When you think about it, Cirque du Soleil and the Beatles were always a match made in heaven. Expressionism, otherworldliness, acid trips … the Beatles might have founded Cirque if they were French instead of British, and studied acrobatics instead of playing guitars.
“The Beatles – LOVE” by Cirque du Soleil at the Mirage Hotel and Casino does a few things right from the get-go. Chiefly, the show is choreographed to the original tracks. Cirque-style techno-pop covers of “I Wanna Hold Your Hand” and “Lucy In The Sky With Diamonds” would not do. The songs may have been remastered for optimal fidelity, but these are recognizably the original album cuts released by the Fab Four in the ’60s, cranked up loud and lending ethereal anachronism to Cirque’s heady modernism.

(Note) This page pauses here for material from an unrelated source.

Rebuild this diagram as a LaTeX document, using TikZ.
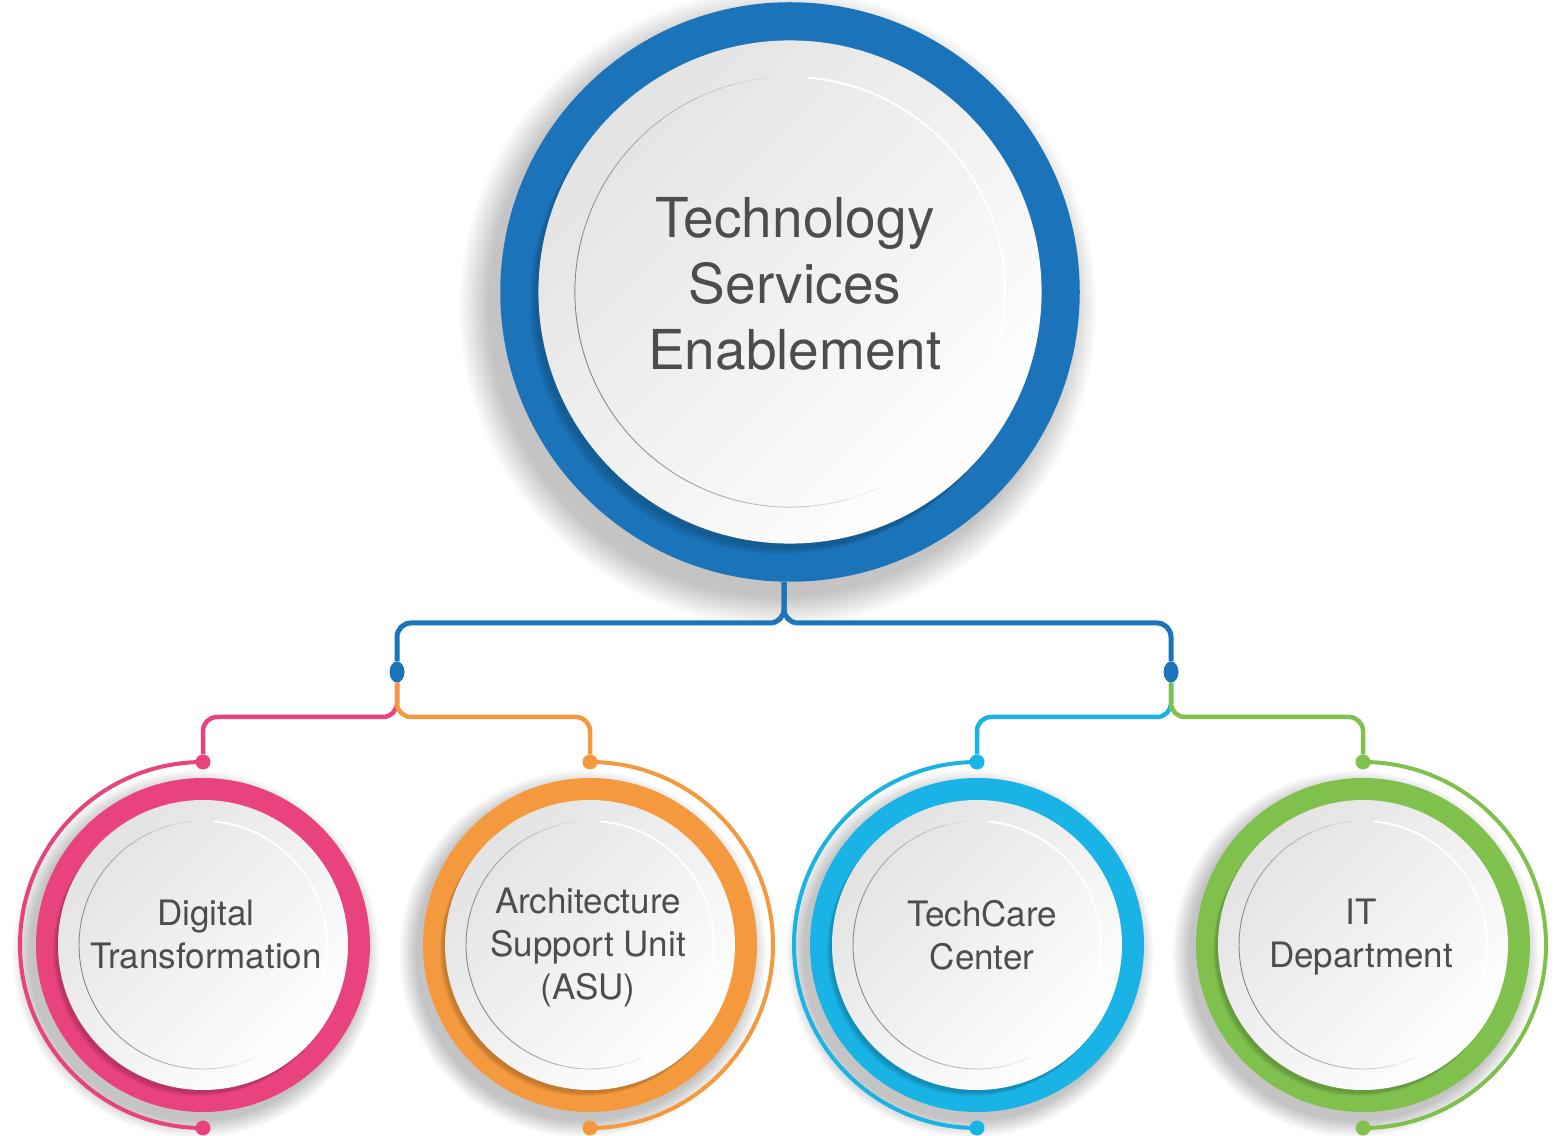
\documentclass[tikz,border=0pt]{standalone}
\usepackage{fontspec}
\setmainfont{TeX Gyre Heros}
\usetikzlibrary{positioning,shapes.geometric}

\definecolor{tsblue}{HTML}{1B73B9}
\definecolor{dtpink}{HTML}{E8427F}
\definecolor{asuorange}{HTML}{F4993D}
\definecolor{tccyan}{HTML}{1AB3E6}
\definecolor{itgreen}{HTML}{80C14D}
\definecolor{labelgrey}{HTML}{4D4D4D}

\tikzset{
  disc/.style={top color=black!11, bottom color=white, shading angle=45},
  link/.style={line width=#1, rounded corners=14pt},
  hub/.style={ellipse, fill=tsblue, minimum width=15pt, minimum height=21pt, inner sep=0pt},
  knob/.style={circle, fill=#1, minimum size=15pt, inner sep=0pt},
  headtext/.style={text=labelgrey, align=center, font=\fontsize{55}{66}\selectfont},
  unittext/.style={text=labelgrey, align=center, font=\fontsize{35}{43}\selectfont},
}

\begin{document}
\begin{tikzpicture}[x=1pt, y=1pt]
  \fill[white] (0,0) rectangle (1560,1135);
  \useasboundingbox (0,0) rectangle (1560,1135);

  \newcommand\R{167}  %% outer radius of a small dial
  \newcommand\dial[4]{%% x, y, scale, colour
    \begin{scope}[shift={(#1,#2)}, scale=#3]
      \foreach \s in {0,...,11}
        \fill[black, opacity=0.018] (-7,-9) circle (\R+1.5*\s);
      \fill[#4] (0,0) circle (\R);
      \foreach \s in {0,...,3}
        \fill[black, opacity=0.05] (-2-\s,-3-\s) circle (145);
      \shade[disc] (0,0) circle (145);
      \foreach \a [evaluate=\a as \op using {0.85*sin((\a-85)*6/7)}] in {95,105,...,285}
        \draw[black!55, line width=0.9pt, opacity=\op] (\a:124) arc[start angle=\a, delta angle=10, radius=124];
      \draw[white, line width=2pt] (-60:124) arc[start angle=-60, end angle=85, radius=124];
    \end{scope}
  }

  \dial{790}{843}{1.735}{tsblue}
  \dial{203}{190}{1}{dtpink}
  \dial{590}{190}{1}{asuorange}
  \dial{977}{190}{1}{tccyan}
  \dial{1363}{190}{1}{itgreen}

  %% outer arcs and their end knobs
  \foreach \n/\x/\c/\d in {dt/203/dtpink/180, asu/590/asuorange/-180,
                           tcc/977/tccyan/180, itd/1363/itgreen/-180}{
    \draw[\c, line width=4pt] (\x,373) arc[start angle=90, delta angle=\d, radius=183];
    \node[knob=\c] (\n-top) at (\x,373) {};
    \node[knob=\c] (\n-bot) at (\x,7) {};
  }

  \node[circle, minimum size=580pt] (tse) at (784,843) {};
  \node[headtext] (tsetext) at ([xshift=11pt, yshift=8pt]tse.center) {Technology\\Services\\Enablement};

  \node[unittext] (dt) at (206,200) {Digital\\Transformation};
  \node[unittext] (asu) at (588,188) {Architecture\\Support Unit\\(ASU)};
  \node[unittext] (tcc) at (982,200) {TechCare\\Center};
  \node[unittext] (itd) at (1361,198) {IT\\Department};

  \coordinate (bar) at (0,512);
  \coordinate (fork) at (0,418);
  \node[hub] (hubl) at (397,463) {};
  \node[hub] (hubr) at (1171,463) {};

  \draw[link=5pt, tsblue] (tse.south) |- (hubl |- bar) -- (hubl.north);
  \draw[link=5pt, tsblue] (tse.south) |- (hubr |- bar) -- (hubr.north);

  \draw[link=4.5pt, dtpink] (hubl.south) |- (dt-top |- fork) -- (dt-top.north);
  \draw[link=4.5pt, asuorange] (hubl.south) |- (asu-top |- fork) -- (asu-top.north);
  \draw[link=4.5pt, tccyan] (hubr.south) |- (tcc-top |- fork) -- (tcc-top.north);
  \draw[link=4.5pt, itgreen] (hubr.south) |- (itd-top |- fork) -- (itd-top.north);

\end{tikzpicture}
\end{document}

So here we have a Cirque du Soleil take on Beatles singles. Like all Cirque shows, plenty of the vignettes trade on the superhuman physical abilities of top-notch acrobats. “Help!” gets a death-defying tandem half-pipe act on roller skates. “Revolution” is interpreted by tumblers on giant red trampolines leaping and flipping over and on top of matching British phone booths. A male acrobat makes a graceful display on a weighted ladder mounted to push cart wheels during “Lucy In The Sky with Diamonds.”
Other numbers are straightforward ensemble floor choreographies, costumed in swingin’ ’60s technicolor outfits. These dance sequences range from the clownish (“Twist and Shout“) to the festive (“I Wanna Hold Your Hand“) to the dazzling (“Hey Jude.”) The latter dance number is augmented by trapeze artists with twirling red umbrellas dangling from their feet. Props, settings, and costumes seem pieced together from found objects, in a good way. Oh, and anytime “Hey Jude” is played loudly in a crowded room, a massive sing-along will ensue.
Some of the expressionist touches are a little too on-the-nose. During “Lucy In The Sky With Diamonds,” a female trapeze artist swings from the rafters in a diamond-studded outfit. The only way that could have been lazier would be if she wore a nametag that read “Lucy.” The same vignette, though, kicks off with the haunting imagery of a bed lifting off the ground, surrounded by flowing sheets, as if to bear the actor in the bed through the clouds and off to dreamland.
Other vignettes see Cirque in top form not just in terms of talent, but also in thematic power. The choreography to “While My Guitar Gently Weeps” features falling rose petals, a sad uniformed man with a cello, a lonely and frightened girl in a pixie cut clutching a piece of paper, all played out beneath a large and ghostly humanoid puppet made of sheer scarves tied end-to-end.
The expressionist choreography of “Blackbird” is the showstopper, with Paul McCartney‘s nursery-rhyme lyrics and acoustic composition embodied by a child’s tricycle, pedaling around the stage with no occupant except for an empty pair of tiny galoshes on the pedals. The curious details of this animatronic set piece (robotics? remote control?) are rendered irrelevant by the emotional cannonball lurking in this twee practical effect, whether you read it as a representation of lost innocence, or a heartbreaking meditation on the loss of a child. This is Cirque du Soleil at its best – conjuring magic through physicality, adding altitude to some already-lofty source material.
Verdict: More than a nostalgia show, and more than mere Beatlemaniac fan service, “The Beatles – LOVE” by Cirque du Soleil at the Mirage Hotel and Casino is a magical mystery tour into the beating heart of the Beatles‘ ouvre. Help! indeed.